Are you planning to retire?
Retirement is a significant milestone in everyone’s life. It’s a time when you can finally bid farewell to the daily grind and embrace the joy of pursuing your passions, spending quality time with loved ones, and exploring new horizons. However, to ensure a fulfilling and financially secure retirement, it is crucial to create a plan so you can make informed decisions.
Before you retire
If you’re planning to retire, you need to consider:
- your age including if you have reached your preservation age
- when you can access your super
- how much tax you will pay on amounts you receive
- if good leaver conditions apply if you are part of an Employee Share Scheme
- if the retirement capital gains tax concession applies, if you sell your small business.
Special rules apply if you receive an employment termination payment, genuine redundancy payment or payments from an approved early retirement scheme.
If you’re leaving your job for other reasons, such as termination, change of industry or leaving Australia the tax on payments you receive may be different.
Payments leading to retirement
If you receive a lump sum payment from your employer for unused annual or long service leave, you may pay tax on it at a lower rate than your other income. Your employer will report any lump sum payments as either ‘Lump sum A’ or ‘Lump sum B’ on your income statement or payment summary. You will need these details when you prepare your tax return.
A redundancy payment is a payment made to you when you are dismissed. This usually occurs because the job you have been doing has been abolished. Payments under redundancy are tax-free to a limit depending on the number of years you worked for that employer.
Your employer may offer staff an early retirement scheme to encourage certain groups of employees to retire early or resign. You may pay less tax on payments you receive under an early retirement scheme.
After you retire
Once you retire, you can access several tax offsets, such as:
- Seniors and pensioners tax offset
- Superannuation income stream tax offset.
If you have income from an Australian superannuation income stream, you may be able to claim a tax offset if you’re:
- receiving a disability superannuation benefit
- receiving a death benefit income stream
- 60 or over.
Employee share schemes
If you are a member of an employee share scheme (ESS), you need to consider the ‘good leaver’ conditions. Good leaver conditions in an ESS may allow employees to retain ESS interests if they cease employment to retire from the workforce permanently during the forfeiture period.
Whether ESS interests acquired under an ESS with good leaver conditions are at a real risk of forfeiture will depend on the facts and circumstances. This includes how the ESS operates and the employee’s personal circumstances.
CGT retirement exemption for small business
If you are selling your small business assets, the Capital Gains Tax (CGT) retirement concession may apply.
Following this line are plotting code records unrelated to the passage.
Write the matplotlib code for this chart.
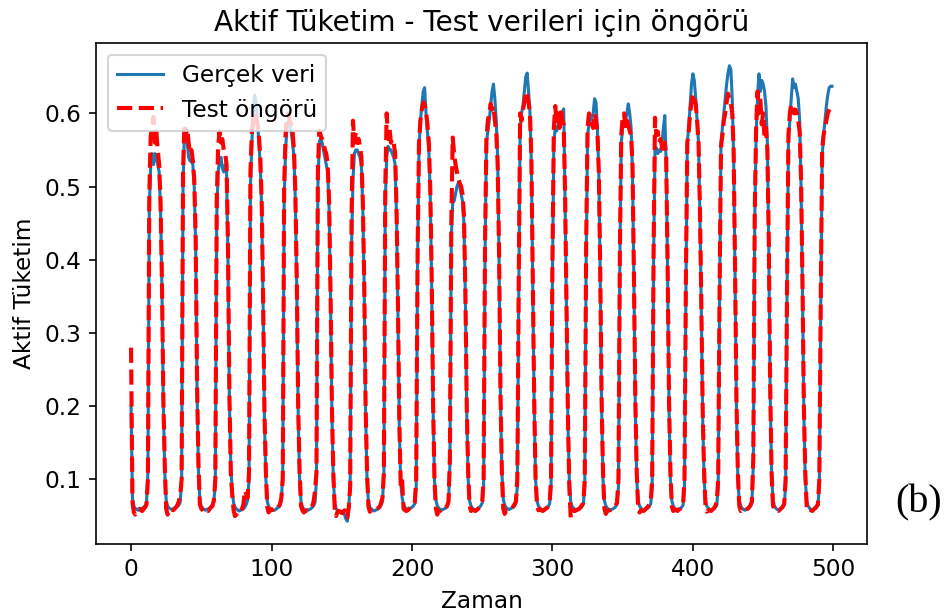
import numpy as np
import matplotlib.pyplot as plt

# Saatlik aktif tüketim, test dönemi (bir satır = bir gün)
gercek = [
    0.20, 0.075, 0.063, 0.061, 0.059, 0.058, 0.059, 0.060, 0.061, 0.062, 0.064, 0.068, 0.11, 0.47, 0.53, 0.545, 0.53, 0.545, 0.54, 0.53, 0.52, 0.47, 0.36, 0.20,
    0.11, 0.072, 0.064, 0.061, 0.060, 0.059, 0.060, 0.061, 0.062, 0.063, 0.065, 0.069, 0.10, 0.50, 0.575, 0.58, 0.56, 0.54, 0.535, 0.535, 0.53, 0.50, 0.42, 0.22,
    0.11, 0.071, 0.063, 0.061, 0.059, 0.058, 0.059, 0.060, 0.061, 0.063, 0.066, 0.070, 0.10, 0.46, 0.52, 0.535, 0.54, 0.525, 0.52, 0.53, 0.52, 0.40, 0.21, 0.12,
    0.085, 0.068, 0.062, 0.060, 0.058, 0.057, 0.058, 0.059, 0.060, 0.062, 0.066, 0.072, 0.10, 0.50, 0.56, 0.60, 0.625, 0.615, 0.59, 0.56, 0.53, 0.47, 0.34, 0.18,
    0.10, 0.070, 0.063, 0.060, 0.059, 0.058, 0.058, 0.059, 0.061, 0.062, 0.065, 0.070, 0.11, 0.48, 0.55, 0.58, 0.59, 0.585, 0.575, 0.56, 0.54, 0.48, 0.36, 0.19,
    0.10, 0.070, 0.062, 0.060, 0.058, 0.057, 0.058, 0.059, 0.060, 0.062, 0.064, 0.069, 0.10, 0.50, 0.56, 0.567, 0.56, 0.55, 0.54, 0.53, 0.52, 0.47, 0.35, 0.19,
    0.10, 0.068, 0.060, 0.058, 0.056, 0.055, 0.055, 0.056, 0.052, 0.046, 0.043, 0.060, 0.10, 0.42, 0.51, 0.545, 0.55, 0.55, 0.545, 0.54, 0.53, 0.47, 0.36, 0.19,
    0.10, 0.070, 0.062, 0.060, 0.058, 0.057, 0.058, 0.059, 0.060, 0.062, 0.065, 0.070, 0.11, 0.48, 0.54, 0.555, 0.55, 0.55, 0.545, 0.54, 0.53, 0.46, 0.33, 0.17,
    0.095, 0.075, 0.066, 0.062, 0.060, 0.059, 0.060, 0.061, 0.062, 0.064, 0.067, 0.09, 0.40, 0.55, 0.59, 0.61, 0.63, 0.635, 0.60, 0.575, 0.55, 0.49, 0.37, 0.20,
    0.10, 0.072, 0.064, 0.061, 0.059, 0.058, 0.059, 0.060, 0.061, 0.063, 0.068, 0.12, 0.43, 0.478, 0.48, 0.49, 0.50, 0.505, 0.50, 0.49, 0.48, 0.45, 0.35, 0.19,
    0.10, 0.071, 0.064, 0.061, 0.059, 0.058, 0.059, 0.060, 0.062, 0.064, 0.068, 0.09, 0.40, 0.56, 0.575, 0.59, 0.61, 0.63, 0.64, 0.62, 0.59, 0.54, 0.40, 0.21,
    0.11, 0.073, 0.065, 0.062, 0.060, 0.059, 0.060, 0.061, 0.062, 0.064, 0.068, 0.09, 0.35, 0.58, 0.60, 0.61, 0.63, 0.65, 0.655, 0.63, 0.60, 0.53, 0.37, 0.20,
    0.10, 0.071, 0.064, 0.061, 0.059, 0.058, 0.059, 0.060, 0.061, 0.063, 0.067, 0.09, 0.38, 0.56, 0.58, 0.576, 0.585, 0.59, 0.595, 0.60, 0.606, 0.48, 0.33, 0.18,
    0.10, 0.070, 0.063, 0.061, 0.059, 0.058, 0.059, 0.060, 0.061, 0.063, 0.067, 0.09, 0.40, 0.57, 0.585, 0.59, 0.595, 0.60, 0.62, 0.615, 0.58, 0.52, 0.38, 0.20,
    0.10, 0.071, 0.064, 0.061, 0.059, 0.058, 0.059, 0.060, 0.061, 0.063, 0.067, 0.09, 0.40, 0.56, 0.58, 0.585, 0.59, 0.60, 0.613, 0.60, 0.58, 0.52, 0.37, 0.20,
    0.10, 0.071, 0.064, 0.061, 0.059, 0.058, 0.059, 0.060, 0.061, 0.063, 0.067, 0.09, 0.40, 0.55, 0.553, 0.545, 0.55, 0.548, 0.56, 0.58, 0.597, 0.53, 0.38, 0.20,
    0.10, 0.071, 0.064, 0.061, 0.059, 0.058, 0.059, 0.060, 0.062, 0.065, 0.09, 0.35, 0.56, 0.58, 0.61, 0.64, 0.654, 0.645, 0.62, 0.59, 0.56, 0.46, 0.33, 0.18,
    0.10, 0.070, 0.063, 0.061, 0.059, 0.058, 0.059, 0.060, 0.062, 0.065, 0.09, 0.35, 0.56, 0.58, 0.60, 0.62, 0.64, 0.655, 0.665, 0.66, 0.62, 0.54, 0.38, 0.20,
    0.10, 0.071, 0.064, 0.061, 0.059, 0.058, 0.059, 0.060, 0.062, 0.064, 0.068, 0.12, 0.45, 0.57, 0.62, 0.654, 0.63, 0.645, 0.64, 0.63, 0.61, 0.56, 0.42, 0.22,
    0.11, 0.072, 0.064, 0.061, 0.059, 0.058, 0.059, 0.060, 0.062, 0.065, 0.09, 0.35, 0.56, 0.59, 0.62, 0.647, 0.635, 0.64, 0.63, 0.62, 0.59, 0.50, 0.36, 0.19,
    0.10, 0.071, 0.064, 0.061, 0.059, 0.058, 0.059, 0.060, 0.062, 0.065, 0.09, 0.33, 0.54, 0.57, 0.59, 0.61, 0.625, 0.635, 0.637, 0.637,
]

# Modelin test dönemi için öngörüleri
ongoru = [
    0.28, 0.07, 0.055, 0.052, 0.056, 0.058, 0.060, 0.058, 0.057, 0.060, 0.062, 0.066, 0.10, 0.49, 0.57, 0.58, 0.595, 0.56, 0.575, 0.55, 0.53, 0.48, 0.37, 0.21,
    0.12, 0.06, 0.052, 0.058, 0.060, 0.059, 0.058, 0.060, 0.062, 0.065, 0.070, 0.078, 0.10, 0.52, 0.585, 0.57, 0.58, 0.56, 0.545, 0.55, 0.535, 0.51, 0.43, 0.23,
    0.12, 0.066, 0.060, 0.058, 0.056, 0.058, 0.059, 0.057, 0.060, 0.062, 0.064, 0.072, 0.10, 0.48, 0.555, 0.575, 0.56, 0.565, 0.55, 0.545, 0.53, 0.42, 0.22, 0.11,
    0.08, 0.058, 0.050, 0.052, 0.057, 0.058, 0.057, 0.060, 0.066, 0.085, 0.080, 0.075, 0.11, 0.52, 0.575, 0.59, 0.60, 0.595, 0.585, 0.57, 0.54, 0.48, 0.35, 0.19,
    0.11, 0.062, 0.055, 0.060, 0.058, 0.059, 0.060, 0.058, 0.060, 0.063, 0.066, 0.075, 0.10, 0.50, 0.57, 0.595, 0.60, 0.59, 0.585, 0.575, 0.55, 0.49, 0.37, 0.20,
    0.11, 0.064, 0.058, 0.055, 0.057, 0.058, 0.057, 0.059, 0.061, 0.064, 0.070, 0.085, 0.11, 0.52, 0.576, 0.57, 0.565, 0.56, 0.55, 0.545, 0.53, 0.48, 0.36, 0.20,
    0.11, 0.060, 0.050, 0.056, 0.057, 0.056, 0.054, 0.055, 0.058, 0.052, 0.048, 0.062, 0.09, 0.46, 0.59, 0.56, 0.575, 0.56, 0.565, 0.555, 0.54, 0.48, 0.37, 0.20,
    0.11, 0.063, 0.056, 0.058, 0.057, 0.056, 0.058, 0.060, 0.061, 0.063, 0.068, 0.075, 0.11, 0.50, 0.60, 0.565, 0.58, 0.56, 0.565, 0.56, 0.545, 0.47, 0.34, 0.18,
    0.09, 0.098, 0.060, 0.058, 0.057, 0.058, 0.060, 0.062, 0.063, 0.065, 0.069, 0.10, 0.41, 0.56, 0.59, 0.605, 0.615, 0.612, 0.603, 0.585, 0.56, 0.50, 0.38, 0.21,
    0.10, 0.060, 0.052, 0.058, 0.057, 0.059, 0.058, 0.060, 0.062, 0.064, 0.070, 0.13, 0.45, 0.567, 0.545, 0.53, 0.52, 0.51, 0.505, 0.50, 0.49, 0.46, 0.36, 0.20,
    0.11, 0.064, 0.057, 0.059, 0.058, 0.057, 0.058, 0.060, 0.062, 0.066, 0.070, 0.10, 0.42, 0.565, 0.59, 0.60, 0.613, 0.605, 0.61, 0.59, 0.575, 0.53, 0.41, 0.22,
    0.11, 0.060, 0.053, 0.058, 0.058, 0.057, 0.059, 0.061, 0.063, 0.066, 0.070, 0.10, 0.37, 0.60, 0.59, 0.605, 0.615, 0.63, 0.625, 0.615, 0.60, 0.54, 0.38, 0.21,
    0.10, 0.066, 0.058, 0.060, 0.058, 0.057, 0.058, 0.060, 0.061, 0.064, 0.068, 0.10, 0.40, 0.58, 0.61, 0.585, 0.60, 0.58, 0.605, 0.59, 0.585, 0.49, 0.34, 0.19,
    0.09, 0.048, 0.056, 0.058, 0.057, 0.058, 0.059, 0.060, 0.062, 0.065, 0.068, 0.10, 0.42, 0.58, 0.60, 0.59, 0.585, 0.58, 0.60, 0.59, 0.575, 0.52, 0.39, 0.21,
    0.11, 0.060, 0.053, 0.057, 0.058, 0.058, 0.059, 0.060, 0.062, 0.064, 0.069, 0.10, 0.41, 0.57, 0.595, 0.60, 0.58, 0.59, 0.585, 0.576, 0.57, 0.53, 0.38, 0.21,
    0.11, 0.062, 0.055, 0.058, 0.058, 0.057, 0.059, 0.061, 0.063, 0.066, 0.070, 0.10, 0.41, 0.594, 0.57, 0.575, 0.56, 0.565, 0.555, 0.545, 0.56, 0.54, 0.39, 0.21,
    0.11, 0.063, 0.057, 0.059, 0.058, 0.057, 0.059, 0.060, 0.063, 0.066, 0.10, 0.37, 0.56, 0.575, 0.60, 0.615, 0.627, 0.62, 0.613, 0.59, 0.56, 0.47, 0.34, 0.19,
    0.11, 0.062, 0.056, 0.058, 0.058, 0.057, 0.059, 0.061, 0.064, 0.070, 0.10, 0.36, 0.555, 0.57, 0.59, 0.60, 0.615, 0.627, 0.62, 0.614, 0.60, 0.55, 0.39, 0.21,
    0.11, 0.064, 0.057, 0.059, 0.058, 0.057, 0.059, 0.060, 0.062, 0.065, 0.070, 0.13, 0.46, 0.58, 0.63, 0.60, 0.62, 0.585, 0.60, 0.567, 0.58, 0.55, 0.43, 0.23,
    0.11, 0.065, 0.058, 0.059, 0.058, 0.057, 0.059, 0.061, 0.063, 0.067, 0.10, 0.36, 0.57, 0.60, 0.613, 0.61, 0.60, 0.605, 0.60, 0.59, 0.575, 0.51, 0.37, 0.20,
    0.11, 0.064, 0.057, 0.059, 0.058, 0.057, 0.059, 0.061, 0.063, 0.066, 0.10, 0.34, 0.55, 0.57, 0.58, 0.59, 0.60, 0.605, 0.61, 0.61,
]

zaman = np.arange(len(gercek))

plt.rcParams["font.size"] = 11.3
plt.rcParams["axes.titlesize"] = 13.6

fig = plt.figure(figsize=(6.4325, 4.1622), dpi=148)
ax = fig.add_axes([96 / 952, 72 / 616, 771 / 952, 501 / 616])

ax.plot(zaman, gercek, label="Gerçek veri")
ax.plot(zaman, ongoru, "r--", linewidth=2, label="Test öngörü")

ax.set_title("Aktif Tüketim - Test verileri için öngörü")
ax.set_xlabel("Zaman")
ax.set_ylabel("Aktif Tüketim")
ax.legend(loc="upper left")

# panel etiketi
fig.text(895 / 952, 1 - 503 / 616, "(b)", family="Liberation Serif",
         fontsize=19.5, va="center", ha="left")

fig.savefig("out.png", dpi=148)
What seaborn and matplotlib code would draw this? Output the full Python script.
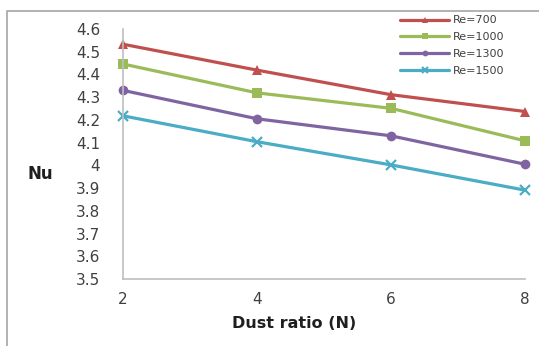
import matplotlib
matplotlib.use("Agg")
import matplotlib.pyplot as plt
import seaborn as sns
import pandas as pd
from matplotlib.patches import Rectangle

dust_ratio = [2, 4, 6, 8]
re_labels = ["Re=700", "Re=1000", "Re=1300", "Re=1500"]
nu_re700 = [4.533, 4.419, 4.311, 4.237]
nu_re1000 = [4.446, 4.319, 4.251, 4.108]
nu_re1300 = [4.330, 4.205, 4.130, 4.005]
nu_re1500 = [4.218, 4.104, 4.002, 3.891]
y_ticks = [3.5, 3.6, 3.7, 3.8, 3.9, 4.0, 4.1, 4.2, 4.3, 4.4, 4.5, 4.6]
y_tick_labels = ["3.5", "3.6", "3.7", "3.8", "3.9", "4", "4.1", "4.2", "4.3", "4.4", "4.5", "4.6"]

series = [nu_re700, nu_re1000, nu_re1300, nu_re1500]
rows = []
for lab, vals in zip(re_labels, series):
    for x, v in zip(dust_ratio, vals):
        rows.append({"N": x, "Nu": v, "Re": lab})
df = pd.DataFrame(rows)

sns.set_style("white")
plt.rcParams['font.family'] = ['DejaVu Sans']

colors = ["#C0504D", "#9BBB59", "#8064A2", "#4BACC6"]
markers = ["^", "s", "o", "x"]

fig = plt.figure(figsize=(5.39, 3.46), dpi=100)
ax = fig.add_axes([123/539, 1-279/346, (525-123)/539, (279-29)/346])

for lab, c, m in zip(re_labels, colors, markers):
    sub = df[df["Re"] == lab]
    sns.lineplot(data=sub, x="N", y="Nu", ax=ax, color=c, marker=m,
                 markersize=7, markeredgewidth=1.6 if m == "x" else 0,
                 markeredgecolor=c, linewidth=2.3, label=lab, clip_on=False)

ax.set_xlim(2, 8)
ax.set_ylim(3.5, 4.6)
ax.set_xticks(dust_ratio)
ax.set_xticklabels([str(x) for x in dust_ratio])
ax.set_yticks(y_ticks)
ax.set_yticklabels(y_tick_labels)
ax.tick_params(axis='both', length=4.5, width=1, color="#BFBFBF", labelsize=11,
               labelcolor="#404040", direction="out")
ax.tick_params(axis='x', pad=5)
ax.tick_params(axis='y', pad=12)
for s in ["top", "right"]:
    ax.spines[s].set_visible(False)
for s in ["left", "bottom"]:
    ax.spines[s].set_color("#BFBFBF")
    ax.spines[s].set_linewidth(1.2)

ax.set_xlabel("Dust ratio (N)", fontsize=11.5, fontweight="bold", color="#1F1F1F")
ax.xaxis.set_label_coords((294.5-123)/402, -(316-279)/250)
ax.set_ylabel("Nu", fontsize=12, fontweight="bold", color="#1F1F1F", rotation=0,
              va="center", ha="center")
ax.yaxis.set_label_coords(-(123-40)/402, (279-174)/250)

leg = ax.legend(loc="upper left", bbox_to_anchor=(396/539, 1-11/346),
                bbox_transform=fig.transFigure, frameon=False, fontsize=8,
                handlelength=4.4, handletextpad=0.35, labelspacing=0.62,
                borderaxespad=0, markerscale=0.6)
for t in leg.get_texts():
    t.set_color("#404040")

fig.patches.append(Rectangle((7/539, -0.2), 1.2, 1.2-11/346, transform=fig.transFigure,
                             fill=False, edgecolor="#A6A6A6", linewidth=1.2))

fig.savefig("out.png", dpi=100)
The retirement concession can exempt a capital gain on a business asset, up to a lifetime retirement exemption limit of $500,000. This concession allows you to provide for your retirement.
If you choose the retirement exemption, there is no requirement to terminate any activity or cease business.
If you are under 55 years old just before you choose to use the retirement exemption, you must make a personal contribution equal to the exempt amount to a complying superannuation fund or a retirement savings account.